Source code of charts:
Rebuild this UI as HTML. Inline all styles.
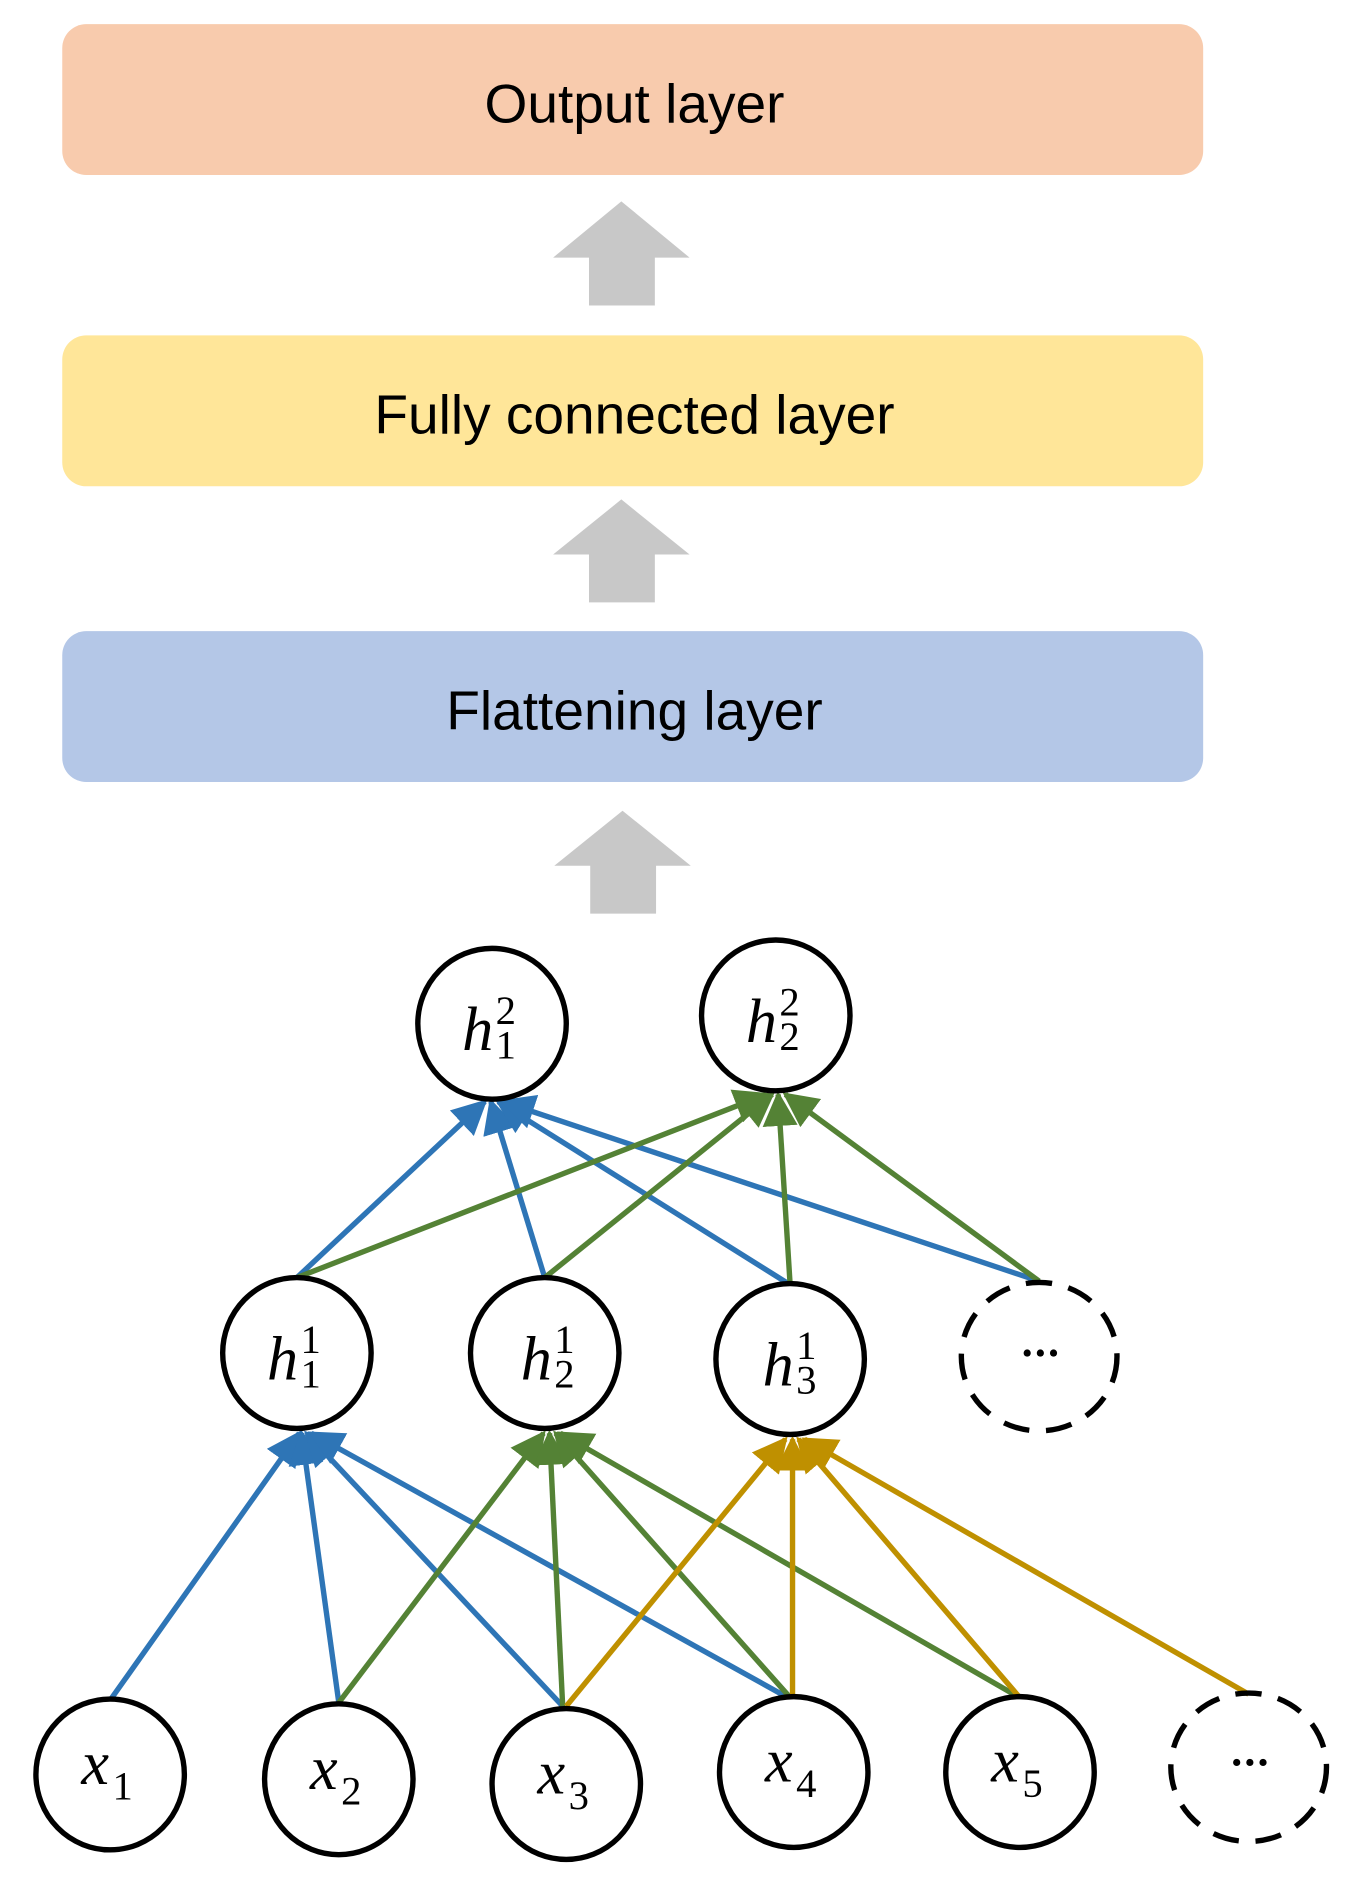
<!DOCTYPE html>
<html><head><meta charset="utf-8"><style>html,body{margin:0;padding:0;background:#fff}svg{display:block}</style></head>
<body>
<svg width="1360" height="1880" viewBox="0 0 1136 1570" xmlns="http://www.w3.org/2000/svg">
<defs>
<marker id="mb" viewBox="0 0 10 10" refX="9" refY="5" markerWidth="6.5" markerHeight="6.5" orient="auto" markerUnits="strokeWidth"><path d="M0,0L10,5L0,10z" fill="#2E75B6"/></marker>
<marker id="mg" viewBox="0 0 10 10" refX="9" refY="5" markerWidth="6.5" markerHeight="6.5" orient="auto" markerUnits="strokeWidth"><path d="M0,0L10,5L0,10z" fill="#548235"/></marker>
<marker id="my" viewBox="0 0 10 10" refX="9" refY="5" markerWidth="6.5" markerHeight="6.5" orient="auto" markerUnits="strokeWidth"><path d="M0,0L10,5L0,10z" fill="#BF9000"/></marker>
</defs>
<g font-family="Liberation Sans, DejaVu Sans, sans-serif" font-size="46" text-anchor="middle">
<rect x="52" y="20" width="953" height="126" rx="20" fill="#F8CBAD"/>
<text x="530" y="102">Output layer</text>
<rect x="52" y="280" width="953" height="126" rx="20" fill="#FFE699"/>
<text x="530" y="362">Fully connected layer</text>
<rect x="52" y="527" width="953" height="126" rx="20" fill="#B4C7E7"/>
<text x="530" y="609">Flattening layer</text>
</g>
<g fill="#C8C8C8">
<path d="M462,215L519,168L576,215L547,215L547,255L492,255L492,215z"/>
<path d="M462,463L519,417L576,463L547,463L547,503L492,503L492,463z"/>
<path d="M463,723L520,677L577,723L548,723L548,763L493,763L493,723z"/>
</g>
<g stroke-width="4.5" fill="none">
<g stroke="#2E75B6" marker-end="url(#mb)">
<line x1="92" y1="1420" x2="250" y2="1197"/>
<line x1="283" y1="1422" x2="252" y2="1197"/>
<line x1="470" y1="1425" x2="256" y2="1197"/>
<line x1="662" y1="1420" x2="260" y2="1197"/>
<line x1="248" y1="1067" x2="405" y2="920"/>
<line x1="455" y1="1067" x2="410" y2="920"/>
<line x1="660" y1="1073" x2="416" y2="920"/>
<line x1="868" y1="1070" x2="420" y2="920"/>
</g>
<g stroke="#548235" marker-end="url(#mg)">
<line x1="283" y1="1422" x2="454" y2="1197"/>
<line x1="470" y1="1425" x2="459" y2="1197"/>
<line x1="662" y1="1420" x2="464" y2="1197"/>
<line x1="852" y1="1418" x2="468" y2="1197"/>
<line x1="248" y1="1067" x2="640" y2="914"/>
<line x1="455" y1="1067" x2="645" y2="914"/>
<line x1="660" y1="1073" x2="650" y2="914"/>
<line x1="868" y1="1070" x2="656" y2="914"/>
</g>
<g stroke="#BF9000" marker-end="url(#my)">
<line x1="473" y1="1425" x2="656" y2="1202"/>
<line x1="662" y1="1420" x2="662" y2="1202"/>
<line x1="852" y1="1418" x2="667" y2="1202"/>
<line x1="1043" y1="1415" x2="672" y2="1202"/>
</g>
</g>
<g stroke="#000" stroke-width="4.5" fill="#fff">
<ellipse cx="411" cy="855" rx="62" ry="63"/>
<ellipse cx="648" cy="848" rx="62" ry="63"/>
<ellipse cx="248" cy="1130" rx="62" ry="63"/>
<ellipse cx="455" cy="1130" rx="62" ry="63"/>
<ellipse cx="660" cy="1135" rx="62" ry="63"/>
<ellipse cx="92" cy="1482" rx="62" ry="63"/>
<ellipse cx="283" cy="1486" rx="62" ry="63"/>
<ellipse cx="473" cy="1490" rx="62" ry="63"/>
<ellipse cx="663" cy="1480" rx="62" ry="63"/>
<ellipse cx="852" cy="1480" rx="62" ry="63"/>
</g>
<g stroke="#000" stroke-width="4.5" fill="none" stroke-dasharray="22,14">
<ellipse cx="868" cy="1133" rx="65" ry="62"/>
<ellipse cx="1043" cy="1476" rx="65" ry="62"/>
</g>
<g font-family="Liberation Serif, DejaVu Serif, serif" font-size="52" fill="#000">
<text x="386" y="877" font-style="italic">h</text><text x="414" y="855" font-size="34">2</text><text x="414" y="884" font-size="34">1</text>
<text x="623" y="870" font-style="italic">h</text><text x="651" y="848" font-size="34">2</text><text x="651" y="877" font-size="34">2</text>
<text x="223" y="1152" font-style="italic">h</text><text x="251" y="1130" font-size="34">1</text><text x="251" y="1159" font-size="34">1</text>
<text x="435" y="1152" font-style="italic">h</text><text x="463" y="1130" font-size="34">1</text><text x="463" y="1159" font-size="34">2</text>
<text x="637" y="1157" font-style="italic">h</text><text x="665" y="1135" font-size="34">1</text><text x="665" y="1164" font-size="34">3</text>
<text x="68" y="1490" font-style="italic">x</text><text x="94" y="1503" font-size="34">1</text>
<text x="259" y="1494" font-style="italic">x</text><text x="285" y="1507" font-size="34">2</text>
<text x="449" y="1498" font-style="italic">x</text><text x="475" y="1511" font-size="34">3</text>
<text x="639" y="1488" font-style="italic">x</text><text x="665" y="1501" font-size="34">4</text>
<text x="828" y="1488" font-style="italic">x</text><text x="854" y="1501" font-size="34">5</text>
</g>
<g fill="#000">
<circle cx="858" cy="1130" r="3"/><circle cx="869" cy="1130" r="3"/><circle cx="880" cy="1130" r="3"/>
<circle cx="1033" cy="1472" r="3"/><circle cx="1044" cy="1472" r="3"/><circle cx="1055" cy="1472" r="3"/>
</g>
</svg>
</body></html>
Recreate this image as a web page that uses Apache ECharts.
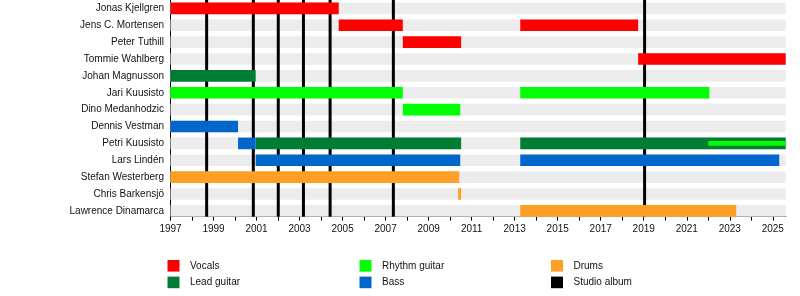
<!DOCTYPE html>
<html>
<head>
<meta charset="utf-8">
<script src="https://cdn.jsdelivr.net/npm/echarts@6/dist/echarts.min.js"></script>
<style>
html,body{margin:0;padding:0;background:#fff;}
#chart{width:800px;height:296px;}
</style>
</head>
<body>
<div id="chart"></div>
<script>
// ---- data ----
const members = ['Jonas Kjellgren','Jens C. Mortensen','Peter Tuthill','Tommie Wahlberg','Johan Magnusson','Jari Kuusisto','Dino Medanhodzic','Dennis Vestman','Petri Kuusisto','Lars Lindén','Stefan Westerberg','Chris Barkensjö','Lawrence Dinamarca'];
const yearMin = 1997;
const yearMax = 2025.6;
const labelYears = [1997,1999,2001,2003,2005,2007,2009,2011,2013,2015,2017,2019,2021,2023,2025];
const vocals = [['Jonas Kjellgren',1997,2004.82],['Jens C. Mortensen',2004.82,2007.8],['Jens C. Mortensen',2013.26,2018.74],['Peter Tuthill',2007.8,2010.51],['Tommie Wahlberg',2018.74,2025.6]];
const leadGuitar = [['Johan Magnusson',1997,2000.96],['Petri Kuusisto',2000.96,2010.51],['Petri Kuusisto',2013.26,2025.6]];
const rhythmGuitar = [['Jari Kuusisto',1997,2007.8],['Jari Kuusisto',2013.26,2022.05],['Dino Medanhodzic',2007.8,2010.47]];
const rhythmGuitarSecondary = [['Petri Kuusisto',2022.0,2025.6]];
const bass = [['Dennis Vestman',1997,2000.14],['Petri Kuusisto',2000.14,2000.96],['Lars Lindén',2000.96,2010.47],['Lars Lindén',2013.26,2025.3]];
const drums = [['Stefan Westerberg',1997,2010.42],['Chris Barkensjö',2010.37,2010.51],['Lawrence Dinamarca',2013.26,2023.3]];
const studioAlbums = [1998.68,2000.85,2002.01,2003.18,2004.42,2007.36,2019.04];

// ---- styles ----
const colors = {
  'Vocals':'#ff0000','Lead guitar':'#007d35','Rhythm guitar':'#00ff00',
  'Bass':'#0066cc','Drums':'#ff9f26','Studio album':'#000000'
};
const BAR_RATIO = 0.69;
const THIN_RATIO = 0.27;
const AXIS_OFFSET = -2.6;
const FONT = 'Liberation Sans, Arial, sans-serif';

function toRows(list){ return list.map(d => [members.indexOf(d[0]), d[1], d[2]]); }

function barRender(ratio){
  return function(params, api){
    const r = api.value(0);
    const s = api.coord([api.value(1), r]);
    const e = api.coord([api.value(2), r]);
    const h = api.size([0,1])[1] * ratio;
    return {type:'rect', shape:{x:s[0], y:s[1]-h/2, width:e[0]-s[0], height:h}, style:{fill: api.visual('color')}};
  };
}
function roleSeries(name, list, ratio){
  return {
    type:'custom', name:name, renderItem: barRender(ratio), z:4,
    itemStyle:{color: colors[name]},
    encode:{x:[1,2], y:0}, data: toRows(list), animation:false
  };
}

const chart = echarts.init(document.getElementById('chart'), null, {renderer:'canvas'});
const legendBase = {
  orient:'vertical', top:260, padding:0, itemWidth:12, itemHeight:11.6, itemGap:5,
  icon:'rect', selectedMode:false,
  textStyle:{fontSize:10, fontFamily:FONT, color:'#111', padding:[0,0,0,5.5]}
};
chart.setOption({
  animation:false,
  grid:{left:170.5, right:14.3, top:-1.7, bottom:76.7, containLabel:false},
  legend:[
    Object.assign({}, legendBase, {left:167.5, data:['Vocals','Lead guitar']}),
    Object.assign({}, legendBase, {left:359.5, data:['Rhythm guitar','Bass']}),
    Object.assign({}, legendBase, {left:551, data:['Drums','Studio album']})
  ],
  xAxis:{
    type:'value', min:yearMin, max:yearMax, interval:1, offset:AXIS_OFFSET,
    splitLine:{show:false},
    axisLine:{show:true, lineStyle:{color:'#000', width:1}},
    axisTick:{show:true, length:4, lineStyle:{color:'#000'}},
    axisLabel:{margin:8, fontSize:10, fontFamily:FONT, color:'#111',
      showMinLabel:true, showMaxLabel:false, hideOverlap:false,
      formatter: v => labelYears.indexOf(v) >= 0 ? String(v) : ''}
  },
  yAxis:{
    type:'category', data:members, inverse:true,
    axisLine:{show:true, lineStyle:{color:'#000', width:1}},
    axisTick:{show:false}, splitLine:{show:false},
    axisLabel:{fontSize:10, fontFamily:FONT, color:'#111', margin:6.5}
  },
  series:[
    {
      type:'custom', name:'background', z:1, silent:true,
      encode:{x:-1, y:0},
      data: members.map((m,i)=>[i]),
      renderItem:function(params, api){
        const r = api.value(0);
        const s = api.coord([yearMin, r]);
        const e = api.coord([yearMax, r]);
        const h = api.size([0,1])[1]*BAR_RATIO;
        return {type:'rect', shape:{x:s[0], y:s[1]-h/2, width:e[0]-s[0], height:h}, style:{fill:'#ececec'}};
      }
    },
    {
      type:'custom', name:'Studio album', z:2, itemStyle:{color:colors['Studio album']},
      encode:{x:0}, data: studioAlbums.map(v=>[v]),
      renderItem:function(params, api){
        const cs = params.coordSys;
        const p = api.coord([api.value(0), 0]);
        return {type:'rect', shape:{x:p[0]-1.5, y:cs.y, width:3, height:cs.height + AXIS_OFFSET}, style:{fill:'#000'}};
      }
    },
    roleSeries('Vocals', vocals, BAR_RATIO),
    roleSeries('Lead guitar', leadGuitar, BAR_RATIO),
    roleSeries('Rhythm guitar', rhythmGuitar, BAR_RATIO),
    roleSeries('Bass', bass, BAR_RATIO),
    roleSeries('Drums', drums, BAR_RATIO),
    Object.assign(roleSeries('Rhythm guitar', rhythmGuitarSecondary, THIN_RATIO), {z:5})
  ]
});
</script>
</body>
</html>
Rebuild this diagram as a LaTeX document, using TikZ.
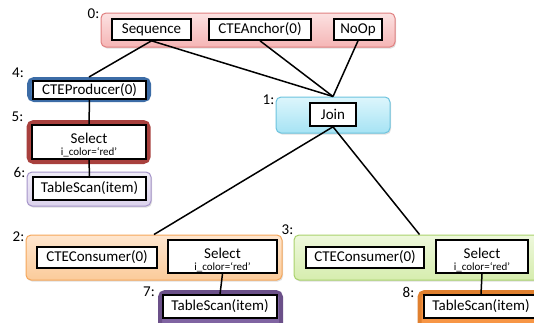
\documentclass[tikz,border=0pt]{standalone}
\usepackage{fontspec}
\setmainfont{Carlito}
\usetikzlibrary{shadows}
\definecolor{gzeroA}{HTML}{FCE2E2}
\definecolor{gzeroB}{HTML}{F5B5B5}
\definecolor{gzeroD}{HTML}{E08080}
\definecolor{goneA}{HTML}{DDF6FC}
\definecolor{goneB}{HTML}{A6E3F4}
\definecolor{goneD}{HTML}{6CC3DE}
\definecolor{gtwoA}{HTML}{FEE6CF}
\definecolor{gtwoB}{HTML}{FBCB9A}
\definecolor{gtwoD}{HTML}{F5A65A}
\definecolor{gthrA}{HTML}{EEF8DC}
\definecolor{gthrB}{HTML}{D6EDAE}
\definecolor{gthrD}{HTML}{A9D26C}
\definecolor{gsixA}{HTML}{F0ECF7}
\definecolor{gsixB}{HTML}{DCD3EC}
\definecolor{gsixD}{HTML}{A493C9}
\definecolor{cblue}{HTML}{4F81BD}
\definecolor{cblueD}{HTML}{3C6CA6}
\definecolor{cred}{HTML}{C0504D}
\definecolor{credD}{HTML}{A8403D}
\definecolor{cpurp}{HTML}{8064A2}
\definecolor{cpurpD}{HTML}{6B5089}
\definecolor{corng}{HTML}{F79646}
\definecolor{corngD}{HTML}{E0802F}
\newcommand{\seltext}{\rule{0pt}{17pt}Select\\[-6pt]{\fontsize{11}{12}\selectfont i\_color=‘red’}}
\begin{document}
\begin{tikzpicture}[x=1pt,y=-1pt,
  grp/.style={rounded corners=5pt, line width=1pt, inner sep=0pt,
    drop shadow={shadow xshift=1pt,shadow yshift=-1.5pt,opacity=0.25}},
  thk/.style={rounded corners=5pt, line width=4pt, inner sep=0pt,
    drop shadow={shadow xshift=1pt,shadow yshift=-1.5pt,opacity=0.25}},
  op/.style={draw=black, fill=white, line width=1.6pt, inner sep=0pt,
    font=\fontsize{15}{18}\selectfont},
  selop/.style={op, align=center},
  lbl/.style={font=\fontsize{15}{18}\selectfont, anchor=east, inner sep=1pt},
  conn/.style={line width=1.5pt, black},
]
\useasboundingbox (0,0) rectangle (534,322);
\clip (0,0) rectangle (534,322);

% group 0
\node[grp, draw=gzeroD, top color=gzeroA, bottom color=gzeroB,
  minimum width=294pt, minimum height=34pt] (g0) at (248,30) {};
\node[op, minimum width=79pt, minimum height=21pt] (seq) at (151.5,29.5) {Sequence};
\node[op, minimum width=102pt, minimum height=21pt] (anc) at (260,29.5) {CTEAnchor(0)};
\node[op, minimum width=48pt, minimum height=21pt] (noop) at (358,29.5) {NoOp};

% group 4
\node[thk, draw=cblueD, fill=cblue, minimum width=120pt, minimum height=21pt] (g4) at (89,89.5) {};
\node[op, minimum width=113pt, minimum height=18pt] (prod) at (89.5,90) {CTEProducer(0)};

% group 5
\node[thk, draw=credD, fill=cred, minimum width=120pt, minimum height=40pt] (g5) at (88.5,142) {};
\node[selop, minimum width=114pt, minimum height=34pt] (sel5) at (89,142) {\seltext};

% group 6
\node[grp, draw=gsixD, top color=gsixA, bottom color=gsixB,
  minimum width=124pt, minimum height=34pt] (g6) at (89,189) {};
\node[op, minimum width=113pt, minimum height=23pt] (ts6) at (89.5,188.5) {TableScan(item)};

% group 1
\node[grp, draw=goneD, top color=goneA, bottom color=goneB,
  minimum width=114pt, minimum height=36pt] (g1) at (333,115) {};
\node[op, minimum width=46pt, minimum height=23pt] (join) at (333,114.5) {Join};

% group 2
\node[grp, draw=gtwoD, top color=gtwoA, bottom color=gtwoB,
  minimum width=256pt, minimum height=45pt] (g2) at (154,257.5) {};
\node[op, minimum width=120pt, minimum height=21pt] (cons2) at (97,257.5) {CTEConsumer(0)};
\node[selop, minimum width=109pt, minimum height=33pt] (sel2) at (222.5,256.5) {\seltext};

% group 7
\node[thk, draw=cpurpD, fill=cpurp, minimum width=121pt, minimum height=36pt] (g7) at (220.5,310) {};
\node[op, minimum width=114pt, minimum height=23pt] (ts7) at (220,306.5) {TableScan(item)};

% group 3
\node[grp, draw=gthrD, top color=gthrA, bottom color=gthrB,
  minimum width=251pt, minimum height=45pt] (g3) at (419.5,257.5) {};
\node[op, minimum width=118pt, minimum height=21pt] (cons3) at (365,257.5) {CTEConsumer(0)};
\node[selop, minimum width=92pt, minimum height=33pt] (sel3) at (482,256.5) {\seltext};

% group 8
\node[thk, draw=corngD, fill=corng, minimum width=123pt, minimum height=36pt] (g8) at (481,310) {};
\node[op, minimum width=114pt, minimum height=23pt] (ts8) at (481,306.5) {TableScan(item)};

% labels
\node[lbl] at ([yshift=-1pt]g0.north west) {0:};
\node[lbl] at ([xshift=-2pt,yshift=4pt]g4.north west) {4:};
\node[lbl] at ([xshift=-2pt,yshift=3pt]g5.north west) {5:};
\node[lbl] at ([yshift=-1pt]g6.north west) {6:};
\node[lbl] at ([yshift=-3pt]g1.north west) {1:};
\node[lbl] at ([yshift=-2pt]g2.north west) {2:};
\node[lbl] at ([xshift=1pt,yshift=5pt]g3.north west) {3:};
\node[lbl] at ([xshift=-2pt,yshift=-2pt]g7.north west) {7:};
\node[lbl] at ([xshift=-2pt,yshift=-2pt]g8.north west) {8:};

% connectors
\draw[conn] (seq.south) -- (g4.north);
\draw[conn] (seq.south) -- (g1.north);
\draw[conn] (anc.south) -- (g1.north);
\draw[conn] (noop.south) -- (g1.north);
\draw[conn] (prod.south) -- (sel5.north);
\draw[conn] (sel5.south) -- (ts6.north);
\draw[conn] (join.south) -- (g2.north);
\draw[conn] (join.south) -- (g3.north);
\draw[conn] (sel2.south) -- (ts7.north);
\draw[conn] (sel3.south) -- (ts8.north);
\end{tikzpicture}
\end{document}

WHAT IS BEING ASKED >> Reproduce nothing but the lines from the one with "Recreate this image" to the one with "return list.map(d =>", both lines included, and keep every picture out of the copy.

ANSWER TO THE EXERCISE >>
Recreate this image as a web page that uses Apache ECharts.
<!DOCTYPE html>
<html>
<head>
<meta charset="utf-8">
<script src="https://cdn.jsdelivr.net/npm/echarts@6/dist/echarts.min.js"></script>
<style>
html,body{margin:0;padding:0;background:#fff;}
#chart{width:800px;height:296px;}
</style>
</head>
<body>
<div id="chart"></div>
<script>
// ---- data ----
const members = ['Jonas Kjellgren','Jens C. Mortensen','Peter Tuthill','Tommie Wahlberg','Johan Magnusson','Jari Kuusisto','Dino Medanhodzic','Dennis Vestman','Petri Kuusisto','Lars Lindén','Stefan Westerberg','Chris Barkensjö','Lawrence Dinamarca'];
const yearMin = 1997;
const yearMax = 2025.6;
const labelYears = [1997,1999,2001,2003,2005,2007,2009,2011,2013,2015,2017,2019,2021,2023,2025];
const vocals = [['Jonas Kjellgren',1997,2004.82],['Jens C. Mortensen',2004.82,2007.8],['Jens C. Mortensen',2013.26,2018.74],['Peter Tuthill',2007.8,2010.51],['Tommie Wahlberg',2018.74,2025.6]];
const leadGuitar = [['Johan Magnusson',1997,2000.96],['Petri Kuusisto',2000.96,2010.51],['Petri Kuusisto',2013.26,2025.6]];
const rhythmGuitar = [['Jari Kuusisto',1997,2007.8],['Jari Kuusisto',2013.26,2022.05],['Dino Medanhodzic',2007.8,2010.47]];
const rhythmGuitarSecondary = [['Petri Kuusisto',2022.0,2025.6]];
const bass = [['Dennis Vestman',1997,2000.14],['Petri Kuusisto',2000.14,2000.96],['Lars Lindén',2000.96,2010.47],['Lars Lindén',2013.26,2025.3]];
const drums = [['Stefan Westerberg',1997,2010.42],['Chris Barkensjö',2010.37,2010.51],['Lawrence Dinamarca',2013.26,2023.3]];
const studioAlbums = [1998.68,2000.85,2002.01,2003.18,2004.42,2007.36,2019.04];

// ---- styles ----
const colors = {
  'Vocals':'#ff0000','Lead guitar':'#007d35','Rhythm guitar':'#00ff00',
  'Bass':'#0066cc','Drums':'#ff9f26','Studio album':'#000000'
};
const BAR_RATIO = 0.69;
const THIN_RATIO = 0.27;
const AXIS_OFFSET = -2.6;
const FONT = 'Liberation Sans, Arial, sans-serif';

function toRows(list){ return list.map(d => [members.indexOf(d[0]), d[1], d[2]]); }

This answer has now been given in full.